I found a function to compute a mean and have been playing with it. The code snippet below runs, but if the data inside the input changes from a float to an int an error occurs. How do I get this to work with floats and integers?

use std::borrow::Borrow;

fn mean(arr: &mut [f64]) -> f64 {
    let mut i = 0.0;
    let mut mean = 0.0;
    for num in arr {
        i += 1.0;
        mean += (num.borrow() - mean) / i;
    }
    mean
}

fn main() {
    let val = mean(&mut vec![4.0, 5.0, 3.0, 2.0]);
    println!("The mean is {}", val);
}

Answer 1

The code in the question doesn't compile because f64 does not have a borrow() method. Also, the slice it accepts doesn't need to be mutable since we are not changing it. Here is a modified version that compiles and works:

fn mean(arr: &[f64]) -> f64 {
    let mut i = 0.0;
    let mut mean = 0.0;
    for &num in arr {
        i += 1.0;
        mean += (num - mean) / i;
    }
    mean
}

We specify &num when looping over arr, so that the type of num is f64 rather than a reference to f64. This snippet would work with both, but omitting it would break the generic version.

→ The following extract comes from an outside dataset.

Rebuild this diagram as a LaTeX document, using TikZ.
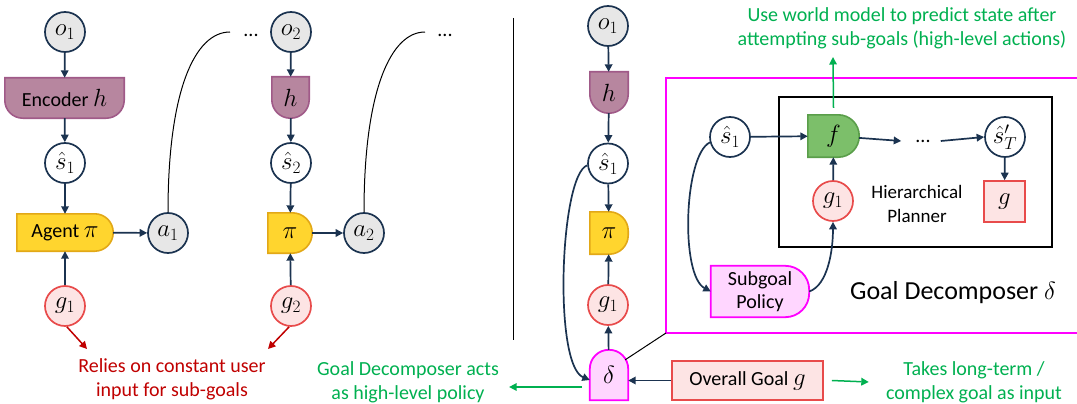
\documentclass[tikz,border=0pt]{standalone}
\usepackage{fontspec}
\setmainfont{Carlito}
\usetikzlibrary{arrows.meta}
\pgfdeclarelayer{background}
\pgfsetlayers{background,main}
\definecolor{navy}{HTML}{1B3350}
\definecolor{grayfill}{HTML}{E7E7E7}
\definecolor{mauvefill}{HTML}{B7869F}
\definecolor{mauveline}{HTML}{A05A88}
\definecolor{yelfill}{HTML}{FFD52E}
\definecolor{yelline}{HTML}{E2A817}
\definecolor{pinkfill}{HTML}{FDE4E4}
\definecolor{redline}{HTML}{E84B4B}
\definecolor{darkred}{HTML}{C00000}
\definecolor{offgreen}{HTML}{00B050}
\definecolor{magentaline}{HTML}{FF00FF}
\definecolor{magfill}{HTML}{FFD6FF}
\definecolor{ffill}{HTML}{7CBF6A}
\definecolor{fline}{HTML}{5A9E4A}
\newcommand\shapeR[3]{% right side rounded
 \draw[#3] (#1.south west) -- ([xshift=-#2]#1.south east) arc[start angle=-90,end angle=0,radius=#2] -- ([yshift=-#2]#1.north east) arc[start angle=0,end angle=90,radius=#2] -- (#1.north west) -- cycle;}
\newcommand\shapeB[3]{% bottom rounded
 \draw[#3] (#1.north west) -- (#1.north east) -- ([yshift=#2]#1.south east) arc[start angle=0,end angle=-90,radius=#2] -- ([xshift=#2]#1.south west) arc[start angle=-90,end angle=-180,radius=#2] -- cycle;}
\newcommand\shapeT[3]{% top rounded
 \draw[#3] (#1.south west) -- (#1.south east) -- ([yshift=-#2]#1.north east) arc[start angle=0,end angle=90,radius=#2] -- ([xshift=#2]#1.north west) arc[start angle=90,end angle=180,radius=#2] -- cycle;}
\tikzset{
 x=1pt,y=1pt,
 var/.style={circle,draw=navy,line width=1.7pt,minimum size=40pt,inner sep=0pt,font=\fontsize{26}{28}\selectfont},
 obs/.style={var,fill=grayfill},
 goalc/.style={var,draw=redline,fill=pinkfill},
 hold/.style={rectangle,draw=none,inner sep=0pt,font=\fontsize{20}{24}\selectfont},
 big/.style={font=\fontsize{26}{28}\selectfont},
 mauve/.style={fill=mauvefill,draw=mauveline,line width=1.6pt},
 yel/.style={fill=yelfill,draw=yelline,line width=1.6pt},
 grn/.style={fill=ffill,draw=fline,line width=1.6pt},
 mag/.style={fill=magfill,draw=magentaline,line width=1.8pt},
 arr/.style={draw=navy,line width=1.7pt,-{Triangle[length=7.5pt,width=7.5pt]}},
 redarr/.style={draw=darkred,line width=1.5pt,-{Triangle[length=7.5pt,width=7.5pt]}},
 grnarr/.style={draw=offgreen,line width=1.5pt,-{Triangle[length=7.5pt,width=7.5pt]}},
 thin/.style={draw=black,line width=1pt},
 lbl/.style={align=center,font=\fontsize{20}{24}\selectfont,inner sep=0pt},
 dotsn/.style={font=\fontsize{20}{24}\selectfont,inner sep=0pt},
}
\begin{document}
\begin{tikzpicture}
\useasboundingbox (0,0) rectangle (1077,-404);
% ---------- left panel ----------
\node[obs] (o1a) at (65,-32) {$o_1$};
\node[hold,minimum width=119pt,minimum height=40pt] (enc) at (64.5,-98) {Encoder {\fontsize{23}{24}\selectfont$h$}};
\node[var] (s1a) at (65,-163) {$\hat s_1$};
\node[hold,minimum width=96pt,minimum height=37pt] (agent) at (65,-232.5) {Agent {\fontsize{23}{24}\selectfont$\pi$}};
\node[obs] (a1) at (168,-233) {$a_1$};
\node[goalc] (g1a) at (65,-306) {$g_1$};
\node[dotsn] (d1) at (251,-35) {...};

\node[obs] (o2) at (291,-32) {$o_2$};
\node[hold,big,minimum width=37pt,minimum height=41pt] (h2) at (290.5,-97.5) {$h$};
\node[var] (s2) at (291,-163) {$\hat s_2$};
\node[hold,big,minimum width=44pt,minimum height=40pt] (pi2) at (290,-233) {$\pi$};
\node[obs] (a2) at (364,-233) {$a_2$};
\node[goalc] (g2) at (291,-306) {$g_2$};
\node[dotsn] (d2) at (445,-35) {...};

\node[lbl,text=darkred] (relies) at (172,-379) {Relies on constant user\\input for sub-goals};

\begin{pgfonlayer}{background}
\shapeB{enc}{18pt}{mauve}
\shapeR{agent}{18.5pt}{yel}
\shapeB{h2}{18.5pt}{mauve}
\shapeR{pi2}{20pt}{yel}
\end{pgfonlayer}

\draw[arr] (o1a) -- (enc);
\draw[arr] (enc) -- (s1a);
\draw[arr] (s1a) -- (agent);
\draw[arr] (g1a) -- (agent);
\draw[arr] (agent) -- (a1);
\draw[arr] (o2) -- (h2);
\draw[arr] (h2) -- (s2);
\draw[arr] (s2) -- (pi2);
\draw[arr] (g2) -- (pi2);
\draw[arr] (pi2) -- (a2);
\coordinate (e1) at (230,-32);
\coordinate (e2) at (425,-32);
\draw[thin] (a1.north) .. controls (168,-90) and (195,-32) .. (e1);
\draw[thin] (a2.north) .. controls (364,-90) and (391,-32) .. (e2);
\draw[redarr] (g1a.-85) -- (87,-349);
\draw[redarr] (g2.-95) -- (268,-349);

% separator
\coordinate (sepT) at (513,-18);
\coordinate (sepB) at (513,-340);
\draw[thin] (sepT) -- (sepB);

% ---------- right panel ----------
\coordinate (mtr) at (1078,-78);
\coordinate (mtl) at (666,-78);
\coordinate (mbl) at (666,-333);
\coordinate (mbr) at (1078,-333);
\draw[draw=magentaline,line width=1.8pt] (mtr) -- (mtl) -- (mbl) -- (mbr);
\node[rectangle,draw=black,line width=1.8pt,minimum width=273pt,minimum height=150pt,inner sep=0pt] (hbox) at (915.5,-172) {};

\node[obs] (o1b) at (608,-26) {$o_1$};
\node[hold,big,minimum width=38pt,minimum height=41pt] (hb) at (609,-92.5) {$h$};
\node[var] (s1b) at (608,-163.5) {$\hat s_1$};
\node[hold,big,minimum width=38pt,minimum height=42pt] (pib) at (609,-233) {$\pi$};
\node[goalc] (g1b) at (608,-305) {$g_1$};
\node[hold,big,minimum width=38pt,minimum height=50pt] (delta) at (609,-375) {$\delta$};
\node[rectangle,draw=redline,fill=pinkfill,line width=1.6pt,minimum width=151pt,minimum height=39pt,inner sep=0pt,font=\fontsize{20}{24}\selectfont] (goal) at (747.5,-380.5) {Overall Goal {\fontsize{23}{24}\selectfont$g$}};

\node[var] (s1c) at (730,-137) {$\hat s_1$};
\node[hold,big,minimum width=51pt,minimum height=42pt] (f) at (833.5,-136) {$f$};
\node[dotsn] (dc) at (923,-141) {...};
\node[var] (sT) at (1005,-137) {$\hat s'_T$};
\node[rectangle,draw=redline,fill=pinkfill,line width=1.6pt,minimum size=41pt,inner sep=0pt,big] (gbox) at (1004.5,-201.5) {$g$};
\node[goalc] (g1c) at (833,-201) {$g_1$};
\node[lbl,font=\fontsize{19}{24}\selectfont] (hp) at (917,-204) {Hierarchical\\Planner};
\node[hold,align=center,minimum width=98pt,minimum height=51pt,font=\fontsize{20}{23}\selectfont] (sub) at (760,-291.5) {Subgoal\\Policy};
\node[lbl,font=\fontsize{26}{28}\selectfont] (gd) at (953,-293) {Goal Decomposer {\fontsize{28}{28}\selectfont$\delta$}};

\node[lbl,text=offgreen] (useW) at (902,-28) {Use world model to predict state after\\attempting sub-goals (high-level actions)};
\node[lbl,text=offgreen] (gdact) at (408,-382) {Goal Decomposer acts\\as high-level policy};
\node[lbl,text=offgreen] (takes) at (974,-382) {Takes long-term /\\complex goal as input};

\begin{pgfonlayer}{background}
\shapeB{hb}{19pt}{mauve}
\shapeR{pib}{19pt}{yel}
\shapeT{delta}{19pt}{mag}
\shapeR{f}{21pt}{grn}
\shapeR{sub}{24pt}{mag}
\end{pgfonlayer}

\draw[arr] (o1b) -- (hb);
\draw[arr] (hb) -- (s1b);
\draw[arr] (s1b) -- (pib);
\draw[arr] (g1b) -- (pib);
\draw[arr] (delta) -- (g1b);
\draw[arr] (goal.west) -- (goal.west -| delta.east);
\draw[arr] (s1b.185) .. controls (560,-175) and (553,-365) .. ([yshift=-5pt]delta.west);
\draw[thin] ([xshift=-3pt,yshift=-10pt]delta.north east) -- (mbl);

\draw[arr] (s1c) -- (f);
\draw[arr] (f) -- ([xshift=-14pt]dc.west);
\draw[arr] ([xshift=10pt]dc.east) -- (sT.west);
\draw[arr] (sT) -- (gbox);
\draw[arr] (g1c) -- (f);
\draw[arr] (s1c.195) .. controls (684,-155) and (680,-275) .. (sub.west);
\draw[arr] (sub.east) .. controls (828,-285) and (833,-250) .. (g1c.south);

\coordinate (gl) at (582,-387);
\path (gl -| gdact.east) coordinate (gle);
\draw[grnarr] (gl) -- ([xshift=10pt]gle);
\draw[grnarr] ([xshift=8pt]goal.east) -- ([xshift=-17pt]takes.west);
\draw[grnarr] ([yshift=7pt]f.north) -- (833,-57);
\end{tikzpicture}
\end{document}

For the same function to accept floats and integers alike, its parameter needs to be generic. Ideally we'd like it to accept any type that can be converted into f64, including f32 or user-defined types that defin such a conversion. Something like this:

fn mean<T>(arr: &[T]) -> f64 {
    let mut i = 0.0;
    let mut mean = 0.0;
    for &num in arr {
        i += 1.0;
        mean += (num as f64 - mean) / i;
    }
    mean
}

This doesn't compile because x as f64 is not defined for x of an arbitry type. Instead, we need a trait bound on T that defines a way to convert T values to f64. This is exactly the purpose of the Into trait; every type T that implements Into<U> defines an into(self) -> U method. Specifying T: Into<f64> as the trait bound gives us the into() method that returns an f64.

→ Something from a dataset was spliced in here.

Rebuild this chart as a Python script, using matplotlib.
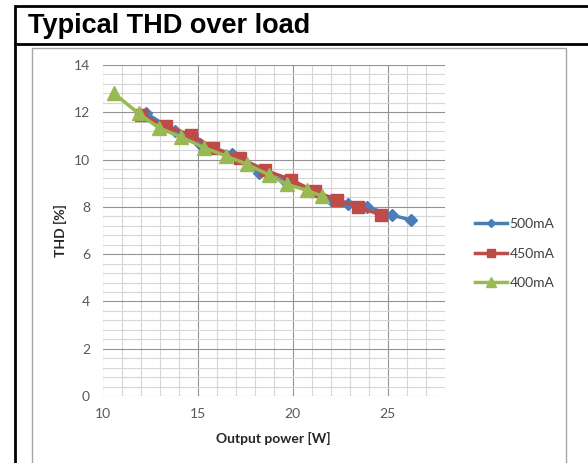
import matplotlib.pyplot as plt
from matplotlib.lines import Line2D
from matplotlib.patches import Rectangle
from matplotlib.ticker import MultipleLocator

# data
series_names = ["500mA", "450mA", "400mA"]

power_500 = [12.3, 13.8, 15.1, 16.8, 18.2, 19.6, 20.9, 22.0, 22.9, 23.9, 25.2, 26.2]
thd_500 = [11.95, 11.2, 10.65, 10.25, 9.45, 9.1, 8.65, 8.3, 8.1, 8.0, 7.65, 7.45]

power_450 = [12.0, 13.35, 14.65, 15.8, 17.25, 18.55, 19.9, 21.15, 22.35, 23.45, 24.65]
thd_450 = [11.9, 11.4, 11.05, 10.5, 10.05, 9.55, 9.15, 8.65, 8.3, 8.0, 7.65]

power_400 = [10.6, 11.9, 12.95, 14.15, 15.35, 16.5, 17.6, 18.75, 19.7, 20.75, 21.55]
thd_400 = [12.8, 11.95, 11.35, 10.95, 10.5, 10.15, 9.8, 9.35, 8.95, 8.7, 8.45]

W, H = 588, 463
fig = plt.figure(figsize=(W / 100, H / 100), dpi=100)
plt.rcParams["font.family"] = ["Lato", "DejaVu Sans"]

def fx(px):
    return px / W

def fy(py):
    return 1 - py / H

# title box and page frame
fig.add_artist(Rectangle((fx(15), fy(44)), fx(600) - fx(15), fy(6) - fy(44),
                         transform=fig.transFigure, fill=False, edgecolor="black", lw=2))
fig.add_artist(Line2D([fx(15), fx(15)], [fy(44), 0], transform=fig.transFigure, color="black", lw=2))
fig.text(fx(28), fy(26), "Typical THD over load", fontsize=19.5, fontweight="bold",
         family="Liberation Sans", va="center", ha="left")

# chart area border
fig.add_artist(Rectangle((fx(32), fy(470)), fx(566) - fx(32), fy(48) - fy(470),
                         transform=fig.transFigure, fill=False, edgecolor="#a6a6a6", lw=1))

ax = fig.add_axes([fx(102.5), fy(396), fx(445) - fx(102.5), fy(65) - fy(396)])

ax.set_xlim(10, 28)
ax.set_ylim(0, 14)
ax.xaxis.set_major_locator(MultipleLocator(5))
ax.xaxis.set_minor_locator(MultipleLocator(1))
ax.yaxis.set_major_locator(MultipleLocator(2))
ax.yaxis.set_minor_locator(MultipleLocator(0.4))
ax.grid(which="major", color="#929292", lw=0.8)
ax.grid(which="minor", color="#d6d6d6", lw=0.8)
ax.set_axisbelow(True)
for s in ax.spines.values():
    s.set_visible(False)
ax.tick_params(which="both", length=0, labelsize=10, labelcolor="#595959", pad=9)
ax.set_xticks([10, 15, 20, 25])

ax.plot(power_500, thd_500, color="#4a7ebb", lw=2.5, marker="D", markersize=6, label=series_names[0])
ax.plot(power_450, thd_450, color="#be4b48", lw=2.5, marker="s", markersize=9, label=series_names[1])
ax.plot(power_400, thd_400, color="#98b954", lw=2.5, marker="^", markersize=10, label=series_names[2])

ax.set_xlabel("Output power [W]", fontsize=10, fontweight="bold", color="#262626", labelpad=8)
ax.set_ylabel("THD [%]", fontsize=10, fontweight="bold", color="#262626", labelpad=5)

leg = ax.legend(loc="center left", bbox_to_anchor=(1.05, 0.43), frameon=False, fontsize=10,
                handlelength=2.3, labelspacing=1.25, handletextpad=0.2, markerscale=0.7)
for t in leg.get_texts():
    t.set_color("#404040")

fig.savefig("out.png", dpi=100)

We also need to request T to be Copy, to prevent reading the value from the array to "consume" the value, i.e. attempt moving it out of the array. Since primitive numbers such as integers implement Copy, this is ok for us. Working code then looks like this:

fn mean<T: Into<f64> + Copy>(arr: &[T]) -> f64 {
    let mut i = 0.0;
    let mut mean = 0.0;
    for &num in arr {
        i += 1.0;
        mean += (num.into() - mean) / i;
    }
    mean
}

fn main() {
    let val1 = mean(&vec![4.0, 5.0, 3.0, 2.0]);
    let val2 = mean(&vec![4, 5, 3, 2]);
    println!("The means are {} and {}", val1, val2);
}

Note that this will only work for types that define lossless conversion to f64. Thus it will work for u32, i32 (as in the above example) and smaller integer types, but it won't accept for example a vector of i64 or u64, which cannot be losslessly converted to f64.

Also note that this problem lends nicely to functional programming idioms such as enumerate() and fold(). Although outside the scope of this already longish answer, writing out such an implementation is an exercise hard to resist.